Exam-style practice questions

Practice questions written in the style of SEAB exam questions on this dot point, with worked answer explainers. The year tag is the paper they imitate, not the source.

Original3 marksA capacitor is labelled

470\ \mu\text{F}

and is charged to

12\ \text{V}

. (a) Convert the capacitance to farads in standard form. (b) Estimate the order of magnitude of the energy stored, using

E = \tfrac{1}{2}CV^2

Show worked answer →

(a) The prefix $\mu$ means $10^{-6}$ , so $470\ \mu\text{F} = 470 \times 10^{-6}\ \text{F} = 4.70 \times 10^{-4}\ \text{F}$ .

(b) $E = \tfrac{1}{2}(4.70 \times 10^{-4})(12)^2 = \tfrac{1}{2}(4.70 \times 10^{-4})(144) \approx 3.4 \times 10^{-2}\ \text{J}$ .

To one order of magnitude this is about $10^{-2}\ \text{J}$ , a few hundredths of a joule.
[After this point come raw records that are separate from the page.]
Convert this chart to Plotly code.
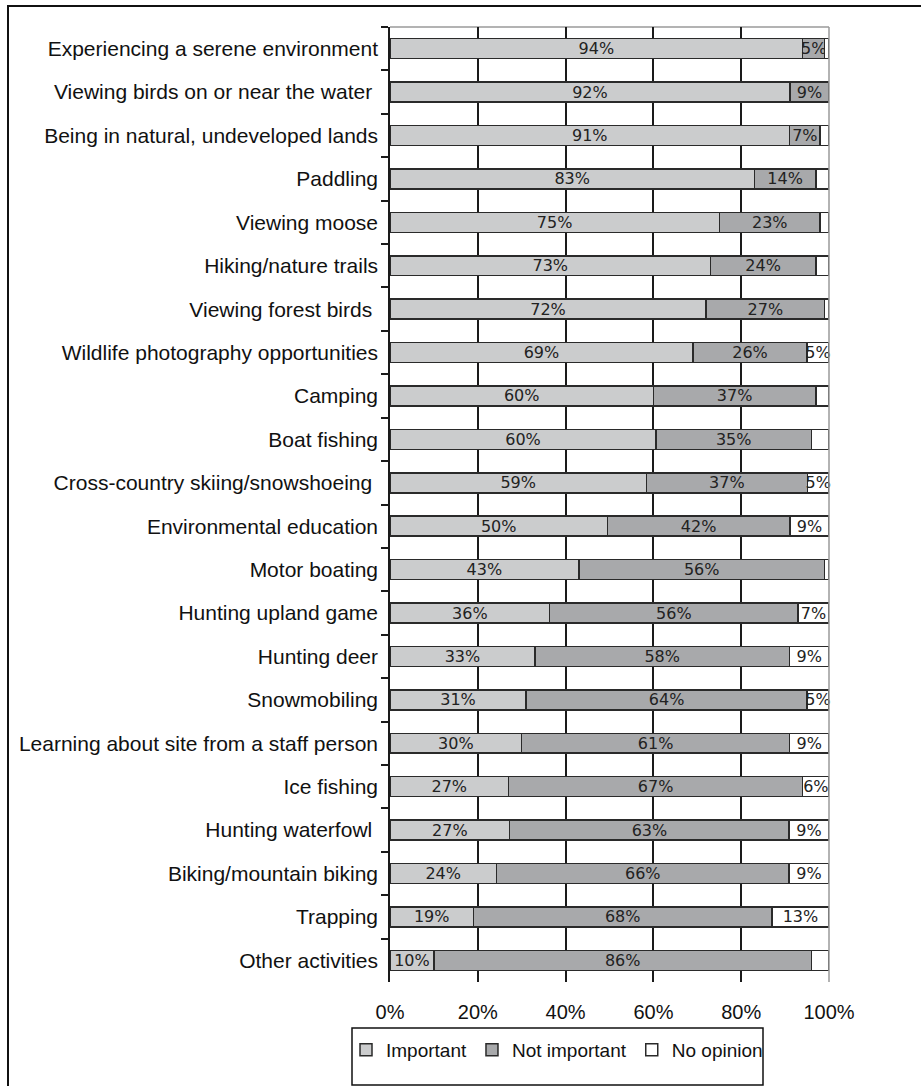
import plotly.graph_objects as go

activities = [
    "Experiencing a serene environment",
    "Viewing birds on or near the water ",
    "Being in natural, undeveloped lands",
    "Paddling",
    "Viewing moose",
    "Hiking/nature trails",
    "Viewing forest birds ",
    "Wildlife photography opportunities",
    "Camping",
    "Boat fishing",
    "Cross-country skiing/snowshoeing ",
    "Environmental education",
    "Motor boating",
    "Hunting upland game",
    "Hunting deer",
    "Snowmobiling",
    "Learning about site from a staff person",
    "Ice fishing",
    "Hunting waterfowl ",
    "Biking/mountain biking",
    "Trapping",
    "Other activities",
]
important = [94, 92, 91, 83, 75, 73, 72, 69, 60, 60, 59, 50, 43, 36, 33, 31, 30, 27, 27, 24, 19, 10]
not_important = [5, 9, 7, 14, 23, 24, 27, 26, 37, 35, 37, 42, 56, 56, 58, 64, 61, 67, 63, 66, 68, 86]
no_opinion = [1, 0, 2, 3, 2, 3, 1, 5, 3, 4, 5, 9, 1, 7, 9, 5, 9, 6, 9, 9, 13, 4]
x_ticks = [0, 20, 40, 60, 80, 100]
x_tick_labels = ["0%", "20%", "40%", "60%", "80%", "100%"]

series = [
    ("Important", important, "#cbcccd", lambda v: f"{v}%"),
    ("Not important", not_important, "#a8a9ab", lambda v: f"{v}%"),
    ("No opinion", no_opinion, "#ffffff", lambda v: f"{v}%" if v >= 5 else ""),
]

W, H = 921, 1086
L, R, T, B = 390, 829, 27, 982

fig = go.Figure()
for name, vals, color, fmt in series:
    fig.add_trace(go.Bar(
        name=name, y=activities, x=vals, orientation="h",
        marker=dict(color=color, line=dict(color="#2a2a2a", width=1.5)),
        text=[fmt(v) for v in vals], textposition="inside",
        insidetextanchor="middle", cliponaxis=False,
        textfont=dict(family="DejaVu Sans", size=16, color="#222222"),
        hoverinfo="skip",
    ))

def px(x):
    return (x - L) / (R - L)

def py(y):
    return (B - y) / (B - T)

fig.update_layout(
    width=W, height=H,
    margin=dict(l=L, r=W - R, t=T, b=H - B, pad=0),
    barmode="stack", barnorm="percent", bargap=0.54,
    plot_bgcolor="white", paper_bgcolor="white",
    uniformtext=dict(minsize=16, mode="show"),
    font=dict(family="Liberation Sans, Arial", size=20, color="#111111"),
    xaxis=dict(range=[0, 100.0005], tickvals=x_ticks, ticktext=x_tick_labels,
               showgrid=True, gridcolor="#1a1a1a", gridwidth=1.5,
               zeroline=False, showline=False, ticks="",
               ticklabelstandoff=16,
               tickfont=dict(size=20, color="#111111")),
    yaxis=dict(autorange="reversed", showline=True, linecolor="#1a1a1a",
               linewidth=1.5, ticks="outside", ticklen=7, tickwidth=1.5,
               tickcolor="#1a1a1a", tickson="boundaries", showgrid=False,
               ticklabelstandoff=6,
               tickfont=dict(size=21, color="#111111")),
    legend=dict(orientation="h", x=px(557), xanchor="center",
                y=py(1050), yanchor="middle", bgcolor="rgba(0,0,0,0)",
                borderwidth=0,
                font=dict(size=19, color="#111111"), itemwidth=30,
                traceorder="normal"),
    shapes=[
        dict(type="line", xref="paper", yref="paper", x0=0, x1=1, y0=1, y1=1,
             line=dict(color="#9a9a9a", width=1.5), layer="below"),
        dict(type="line", xref="paper", yref="paper", x0=1, x1=1, y0=0, y1=1,
             line=dict(color="#9a9a9a", width=1.5), layer="above"),
        dict(type="rect", xref="paper", yref="paper",
             x0=px(8), x1=px(940), y0=py(1100), y1=py(6),
             line=dict(color="#111111", width=2), layer="below"),
        dict(type="rect", xref="paper", yref="paper",
             x0=px(352), x1=px(763), y0=py(1085), y1=py(1028),
             line=dict(color="#111111", width=1.5), layer="below"),
    ],
)

fig.write_html("out.html", config={"displayModeBar": False},
               post_script="document.body.style.margin='0';")
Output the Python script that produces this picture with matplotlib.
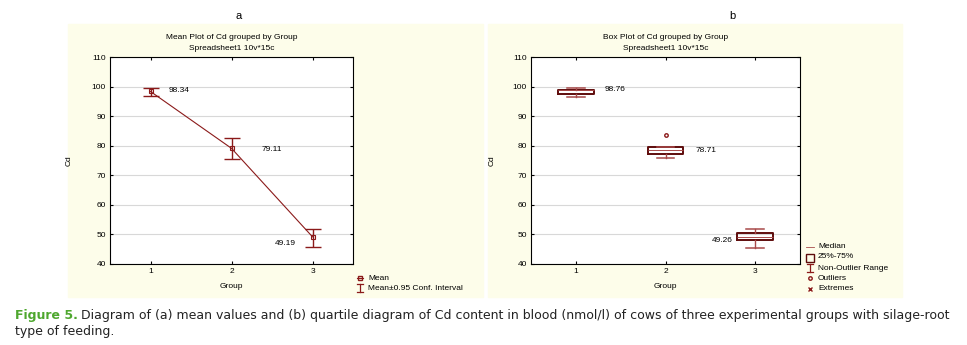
import matplotlib
matplotlib.use("Agg")
import matplotlib.pyplot as plt
from matplotlib.patches import Rectangle
from matplotlib.lines import Line2D

# data
groups = [1, 2, 3]
means = [98.34, 79.11, 49.19]
ci_low = [96.9, 75.5, 45.7]
ci_high = [99.6, 82.7, 51.8]

medians = [98.76, 78.71, 49.26]
q1 = [97.5, 77.2, 48.2]
q3 = [98.95, 79.7, 50.5]
whis_lo = [96.5, 75.8, 45.4]
whis_hi = [99.5, 79.7, 51.8]
outliers = [[], [83.6], []]

yticks = [40, 50, 60, 70, 80, 90, 100, 110]
caption = ("Diagram of (a) mean values and (b) quartile diagram of Cd content in blood (nmol/l) "
           "of cows of three experimental groups with silage-root")
caption2 = "type of feeding."

W, H = 967, 345
red = "#8b1a1a"
dark = "#5e0c0c"
light = "#a84a4a"
cream = "#fdfdea"
plt.rcParams['font.family'] = ['Liberation Sans', 'DejaVu Sans']

fig = plt.figure(figsize=(W / 100, H / 100), dpi=100)

def px(x0, y0, x1, y1):
    return [x0 / W, 1 - y1 / H, (x1 - x0) / W, (y1 - y0) / H]

#cream panels
for x0, x1 in [(68, 483), (488, 902)]:
    fig.patches.append(Rectangle((x0 / W, 1 - 297 / H), (x1 - x0) / W, 273 / H,
                                 transform=fig.transFigure, color=cream, zorder=-5))

def setup(ax, title):
    ax.set_xlim(0.5, 3.5)
    ax.set_ylim(40, 110)
    ax.set_xticks(groups)
    ax.set_yticks(yticks)
    ax.tick_params(labelsize=6, length=2, direction='in', top=True, right=True, pad=3)
    ax.yaxis.grid(True, color="#d8d8d8", lw=0.8)
    ax.set_axisbelow(True)
    for s in ax.spines.values():
        s.set_linewidth(0.8)
    ax.set_xlabel("Group", fontsize=6, labelpad=6)
    ax.set_ylabel("Cd", fontsize=6, labelpad=12)
    ax.set_title(title + "\nSpreadsheet1 10v*15c", fontsize=6, linespacing=1.9, pad=5)

#(a) mean plot
ax1 = fig.add_axes(px(110, 57, 353, 264))
setup(ax1, "Mean Plot of Cd grouped by Group")
ax1.plot(groups, means, color=red, lw=0.8, marker='s', ms=3, mfc='none', mew=0.8)
err = [[m - lo for m, lo in zip(means, ci_low)], [hi - m for m, hi in zip(means, ci_high)]]
ax1.errorbar(groups, means, yerr=err, fmt='none', ecolor=red, elinewidth=1.0, capsize=6, capthick=1.0)
ax1.text(1.22, 98.6, "98.34", fontsize=6, va='center')
ax1.text(2.37, 78.7, "79.11", fontsize=6, va='center')
ax1.text(2.8, 47.1, "49.19", fontsize=6, va='center', ha='right')
ax1.set_ylabel("Cd", fontsize=6, labelpad=14)

fig.text(239 / W, 1 - 16 / H, "a", fontsize=8, ha='center', va='center')
fig.add_artist(Line2D([360 / W], [1 - 278 / H], marker='s', ms=2.5, mfc='none', mec=red, color=red))
fig.add_artist(Line2D([357 / W, 363 / W], [1 - 278 / H] * 2, color=red, lw=0.8))
fig.text(368 / W, 1 - 278 / H, "Mean", fontsize=6, va='center')
fig.add_artist(Line2D([360 / W] * 2, [1 - 284 / H, 1 - 292 / H], color=red, lw=0.9))
fig.add_artist(Line2D([357 / W, 363 / W], [1 - 284 / H] * 2, color=red, lw=0.9))
fig.add_artist(Line2D([357 / W, 363 / W], [1 - 292 / H] * 2, color=red, lw=0.9))
fig.text(368 / W, 1 - 288 / H, "Mean\u00b10.95 Conf. Interval", fontsize=6, va='center')

#(b) box plot
ax2 = fig.add_axes(px(531, 57, 800, 264))
setup(ax2, "Box Plot of Cd grouped by Group")
stats = []
for i in range(3):
    stats.append(dict(med=medians[i], q1=q1[i], q3=q3[i], whislo=whis_lo[i],
                      whishi=whis_hi[i], fliers=outliers[i]))
ax2.bxp(stats, positions=groups, widths=0.4, showfliers=True, manage_ticks=False,
        boxprops=dict(color=dark, lw=1.4), whiskerprops=dict(color=light, lw=1.0),
        capprops=dict(color=light, lw=1.1), medianprops=dict(color=light, lw=0.7),
        flierprops=dict(marker='o', ms=2.5, mfc='none', mec=red))
ax2.text(1.32, 98.9, "98.76", fontsize=6, va='center')
ax2.text(2.33, 78.3, "78.71", fontsize=6, va='center')
ax2.text(2.75, 47.9, "49.26", fontsize=6, va='center', ha='right')

fig.text(732 / W, 1 - 16 / H, "b", fontsize=8, ha='center', va='center')
lx = 810 / W
fig.add_artist(Line2D([806 / W, 814 / W], [1 - 247 / H] * 2, color=light, lw=0.6))
fig.add_artist(Rectangle((806 / W, 1 - 262 / H), 8 / W, 8 / H, fill=False, ec=dark, lw=1.0,
                         transform=fig.transFigure))
fig.add_artist(Line2D([lx] * 2, [1 - 264 / H, 1 - 272 / H], color=red, lw=0.9))
fig.add_artist(Line2D([807 / W, 813 / W], [1 - 264 / H] * 2, color=red, lw=0.9))
fig.add_artist(Line2D([807 / W, 813 / W], [1 - 272 / H] * 2, color=red, lw=0.9))
fig.add_artist(Line2D([lx], [1 - 278 / H], marker='o', ms=2.5, mfc='none', mec=red))
fig.add_artist(Line2D([lx], [1 - 289 / H], marker='x', ms=2.5, mec=red))
for y, t in zip([247, 257, 268, 278, 289],
                ["Median", "25%-75%", "Non-Outlier Range", "Outliers", "Extremes"]):
    fig.text(818 / W, 1 - y / H, t, fontsize=6, va='center')

#caption
cap_font = ['Liberation Sans Narrow', 'DejaVu Sans']
t = fig.text(15 / W, 1 - 316 / H, "Figure 5.", fontsize=9, color="#4ea72e",
             fontweight='bold', family=cap_font, va='center')
fig.canvas.draw()
bb = t.get_window_extent()
fig.text(bb.x1 / W + 3 / W, 1 - 316 / H, caption, fontsize=9, color="#222222",
         family=cap_font, va='center')
fig.text(15 / W, 1 - 331 / H, caption2, fontsize=9, color="#222222", family=cap_font, va='center')

fig.savefig("out.png", dpi=100, facecolor='white')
Markers reward the correct prefix conversion to standard form, correct substitution into the energy formula, and a final order-of-magnitude statement ( $10^{-2}\ \text{J}$ ).

Original2 marksEstimate the order of magnitude of the number of breaths a typical person takes in a year. State the assumptions you make.

Show worked answer →

Assume about $15$ breaths per minute.

Per year: $15 \times 60 \times 24 \times 365 \approx 15 \times 5.26 \times 10^5 \approx 7.9 \times 10^6$ breaths.

To one order of magnitude this is about $10^7$ breaths per year.

Markers reward stating a sensible breathing rate, the chain of conversions (per minute to per year), and a final order-of-magnitude figure. Any answer of $10^6$ to $10^7$ with clear assumptions is creditable.